Alfonso Monsalve Solórzano
El Mundo, Medellín
Febrero 21 de 2010
Colombia vive la doble condición de tener un conflicto y una situación de posconflicto simultáneamente. De un lado, el sometimiento de los paramilitares a la ley de justicia y paz; y del otro, la violencia, armada , terrorista, sicológica, generada por una guerrilla debilitada pero no vencida, que se nutre de los dineros del narcotráfico, como hacían las autodefensas. Hasta donde yo sé, el nuestro es el único país del mundo que ha tenido que vivir esta doble situación, pues lo normal es que el posconflicto ocurra en el tiempo después del conflicto.
Lo que sucede en Colombia da el carácter específico de la política de seguridad que debe trazar un próximo gobierno –ya sea éste un tercer mandato de Uribe, o el encabezado por un ciudadano distinto, porque la violencia que se genera en el hecho descrito es doble, y cada una debería ser tratada de manera distinta, aunque complementaria y coordinada.
La barbarie generada por la guerrillas es justificada por ellas en virtud de razones políticas, así sus prácticas en torno al narcotráfico hayan puesto en duda tales razones. Al menos, en teoría, su violencia tiene por objetivo la toma del poder por vía de las armas. La que produjeron los paramilitares también era sustentada por esos grupos con razones políticas -el enfrentamiento a la guerrilla para evitar que su objetivo se cumpliera- a pesar de que en muchos de ellos, la ligazón con el narcotráfico igualmente era evidente hasta el punto de que muchos traficantes fueron ‘graduados’ de paramilitares, como dijo el general Naranjo, para acogerse a la ley de justicia y paz.
El cruzamiento del narcotráfico en esas dos clases de organizaciones, explica en gran parte lo que hoy está sucediendo. Veamos.
En los países en posconflicto, como El Salvador o Guatemala, ha habido un auge inusitado de la violencia luego de cesada la contienda militar. Esto se explica porque centenares de excombatientes, sin mando ni disciplina que los contuviera, recurrieron a lo único que saben hacer: producir violencia. Pero ésta ya no es de tipo político sino criminal.
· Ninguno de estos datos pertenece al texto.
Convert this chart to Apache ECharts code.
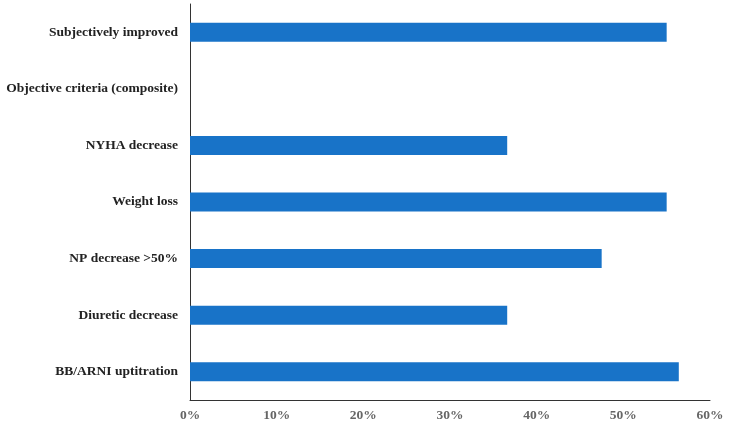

En Colombia los paramilitares se desmovilizaron y las guerrillas persisten. Pero ha surgido una nueva clase de violentos, que proviene de los primeros por esa simbiosis con los narcos de las autodefensas que se sometieron. No obstante, a diferencia de éstas, ya no hay ninguna razón de orden político, y sólo queda el rasgo criminal vinculado al narcotráfico.
Muchos analistas piensan que son una nueva generación de paramilitares, pero en mi concepto, el gobierno tiene razón cuando las califica como bandas puramente criminales, sin objetivo político real, así quieran disfrazar sus acciones como contrainsurgentes. Estas bandas se disputan el territorio en las ciudades, algo muy importante de resaltar, para controlar el creciente negocio del microtráfico, y los cultivos y las rutas de tráfico con las guerrillas, con las que compiten y/o se alían, según la necesidad que tengan.
Estas personas producen violencia urbana y rural. Y la primera, de manera creciente, hasta el punto de poner en jaque el accionar, muchas veces heroico de la policía y la fiscalía. Esa violencia urbana ha servido para cuestionar la política de seguridad democrática, algo que considero equivocado. De hecho, el desafío interno a la soberanía de nuestro estado social de derecho persiste, por lo que la recuperación del territorio y el monopolio de la fuerza por parte de militares y policías, y del ejercicio y aplicación de la ley en manos de los jueces y fiscales, unos y otros legitimados por la Constitución y las leyes, es irrenunciable. Por otra parte, la represión del crimen común no es un asunto de soberanía política sino de estrategia policial, con la ayuda de las fuerzas armadas en el campo, cuando las bandas criminales actúen allí.